> [What is being asked] Copy exactly, and only, the lines below from the first through the one containing "Chart.register(...registerables);", both included; pictures are omitted.

>>>>>

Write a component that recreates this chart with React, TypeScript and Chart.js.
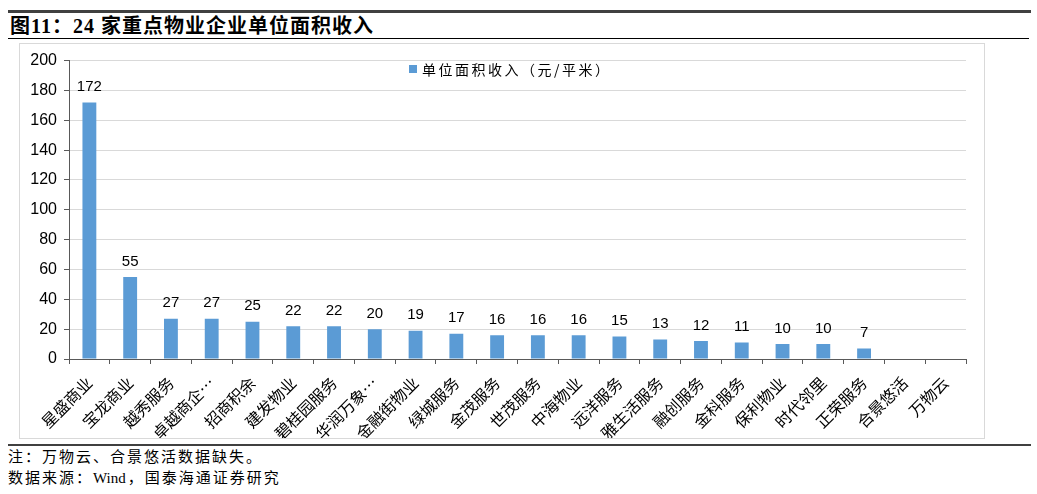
import React, { useEffect, useRef } from 'react';
import { Chart, registerables } from 'chart.js';

Chart.register(...registerables);

// 数据
const companies = [
  '星盛商业', '宝龙商业', '越秀服务', '卓越商企…', '招商积余', '建发物业',
  '碧桂园服务', '华润万象…', '金融街物业', '绿城服务', '金茂服务', '世茂服务',
  '中海物业', '远洋服务', '雅生活服务', '融创服务', '金科服务', '保利物业',
  '时代邻里', '正荣服务', '合景悠活', '万物云',
];
const incomePerArea: (number | null)[] = [
  172, 55, 27, 27, 25, 22, 22, 20, 19, 17, 16, 16,
  16, 15, 13, 12, 11, 10, 10, 7, null, null,
];
const seriesName = '单位面积收入（元/平米）';
const yTicks = [0, 20, 40, 60, 80, 100, 120, 140, 160, 180, 200];

const BAR = '#5B9BD5';
const AXIS = '#595959';
const CJK = '"Noto Sans CJK SC", sans-serif';
const SERIF_CJK = '"Liberation Serif", "Noto Sans CJK SC", serif';

const valueLabels = {
  id: 'valueLabels',
  afterDatasetsDraw(chart: any) {
    const ctx = chart.ctx;
    const meta = chart.getDatasetMeta(0);
    ctx.save();
    ctx.fillStyle = '#000';
    ctx.font = '15px "Liberation Sans", Arial, sans-serif';
    ctx.textAlign = 'center';
    ctx.textBaseline = 'bottom';
    meta.data.forEach((el: any, i: number) => {
      const v = incomePerArea[i];
      if (v == null) return;
      ctx.fillText(String(v), el.x, el.y - 8);
    });
    ctx.restore();
  },
};

const App = () => {
  const canvasRef = useRef<HTMLCanvasElement>(null);

  useEffect(() => {
    if (!canvasRef.current) return;
    const chart = new Chart(canvasRef.current, {
      type: 'bar',
      data: {
        labels: companies,
        datasets: [{
          label: seriesName,
          data: incomePerArea,
          backgroundColor: BAR,
          barPercentage: 0.34,
          categoryPercentage: 1,
        }],
      },
      options: {
        animation: false,
        responsive: false,
        maintainAspectRatio: false,
        layout: { padding: { left: 0, right: 18, top: 15, bottom: 0 } },
        plugins: {
          legend: { display: false },
          tooltip: { enabled: false },
        },
        scales: {
          x: {
            offset: true,
            grid: { drawOnChartArea: false, offset: true, tickColor: AXIS, tickLength: 5 },
            border: { color: AXIS, width: 1 },
            ticks: {
              autoSkip: false,
              maxRotation: 45,
              minRotation: 45,
              padding: 9,
              color: '#000',
              font: { family: CJK, size: 16 },
            },
            afterFit: (scale: any) => { scale.height = 79; },
          },
          y: {
            min: 0,
            max: 200,
            afterBuildTicks: (scale: any) => { scale.ticks = yTicks.map(v => ({ value: v })); },
            grid: { color: '#d9d9d9', tickColor: AXIS, tickLength: 5 },
            border: { color: AXIS, width: 1 },
            ticks: {
              padding: 7,
              color: '#000',
              font: { family: '"Liberation Sans", Arial, sans-serif', size: 16 },
            },
            afterFit: (scale: any) => { scale.width = 49; },
          },
        },
      },
      plugins: [valueLabels],
    });
    return () => chart.destroy();
  }, []);

  return (
    <div style={{ position: 'absolute', left: 0, top: 0, width: 1037, height: 494, background: '#fff' }}>
      <div style={{ position: 'absolute', left: 8, top: 10, width: 1023, height: 3, background: '#404040' }} />
      <div style={{
        position: 'absolute', left: 10, top: 14, lineHeight: '24px', fontSize: 20, letterSpacing: 1,
        fontWeight: 'bold', fontFamily: SERIF_CJK, color: '#000', whiteSpace: 'nowrap',
      }}>
        图11：24 家重点物业企业单位面积收入
      </div>
      <div style={{ position: 'absolute', left: 8, top: 38, width: 1021, height: 1, background: '#000' }} />

      <div style={{
        position: 'absolute', left: 19, top: 43, width: 966, height: 396,
        border: '1px solid #d9d9d9', boxSizing: 'border-box',
      }}>
        <canvas ref={canvasRef} width={964} height={394} style={{ display: 'block', width: 964, height: 394 }} />
      </div>

      {/* 图例 */}
      <div style={{ position: 'absolute', left: 409, top: 65, width: 8, height: 8, background: BAR }} />
      <div style={{
        position: 'absolute', left: 422, top: 59, lineHeight: '20px', fontSize: 14,
        letterSpacing: 2.5, fontFamily: CJK, color: '#000', whiteSpace: 'nowrap',
      }}>
        {seriesName}
      </div>

      <div style={{ position: 'absolute', left: 8, top: 444, width: 1023, height: 2, background: '#404040' }} />
      <div style={{
        position: 'absolute', left: 8, top: 447, lineHeight: '21px', fontSize: 15,
        letterSpacing: 2, fontFamily: SERIF_CJK, color: '#000', whiteSpace: 'nowrap',
      }}>
        <div>注：万物云、合景悠活数据缺失。</div>
        <div>数据来源：<span style={{ letterSpacing: 0, marginRight: 2 }}>Wind</span>，国泰海通证券研究</div>
      </div>
    </div>
  );
};

export default App;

<<<<<

> [Task response]
Write a component that recreates this chart with React, TypeScript and Chart.js.
import React, { useEffect, useRef } from 'react';
import { Chart, registerables } from 'chart.js';

Chart.register(...registerables);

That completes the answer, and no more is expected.